The Supreme Court held that reopening under Section 148 was valid because the Department had fresh tangible material from survey proceedings. The Court further held that the 35% share received by the Assessee from AOP was revenue/business receipt, not share of profit, and was taxable in the Assessee’s hands.


Issue:
Whether Section 148 reopening was valid and whether 35% received from AOP was taxable in the Assessee’s hands.

Application:
The Assessing Officer had not earlier examined the true effect of Clause 7. The survey material and the director’s statement showed that the Assessee received 35% of the gross sale proceeds before deduction of expenses. This showed revenue share, not profit share.

Court Judgment 
The Supreme Court held that reopening was not a mere change of opinion. The Assessee had merely disclosed income from AOP as profit share, but had not specifically brought Clause 7 and its true legal effect to the Assessing Officer’s attention. When survey material and the director’s statement showed that the 35% share was linked to gross receipts, the Department had valid “reason to believe” that income had escaped assessment.

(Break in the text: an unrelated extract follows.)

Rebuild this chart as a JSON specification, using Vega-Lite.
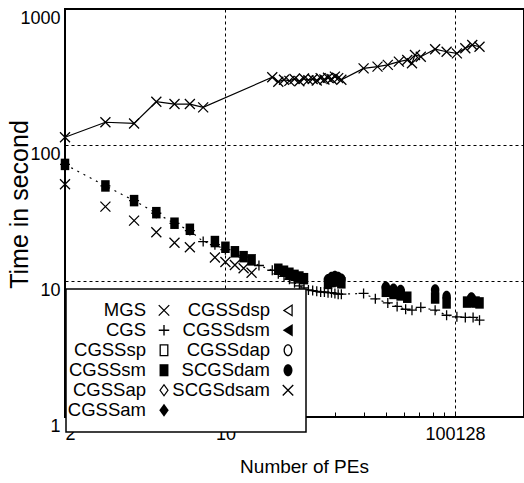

On merits, the Court held that Clause 7 allowed the Assessee to withdraw 35% of gross sale proceeds upfront, while expenses were to be met out of the remaining 65%. Therefore, the amount was not profit share but business receipt/revenue share, taxable in the Assessee’s hands.

Key Takeaways 
Mere disclosure of income from AOP does not bar reopening if the true nature of receipt was not examined.
“Change of opinion” defence fails where no conscious opinion was earlier formed.
Reopening must be tested only on the reasons recorded under Section 148.
Clause 7 showed revenue sharing, not profit sharing.
35% share was taxable in the hands of the Assessee as a business receipt.
Interpretation of a contractual clause is a question of law, not merely a factual finding.

Sanand Properties Pvt. Ltd. vs Joint Commissioner of I.T. Range 6
Supreme Court | 2026:INSC:472 | Civil Appeal Nos. 9107/2012, 744/2013 & 19487/2017 | Dated: 12-May-2026
Judgment by: J.B. Pardiwala, J. and K.V. Viswanathan, J.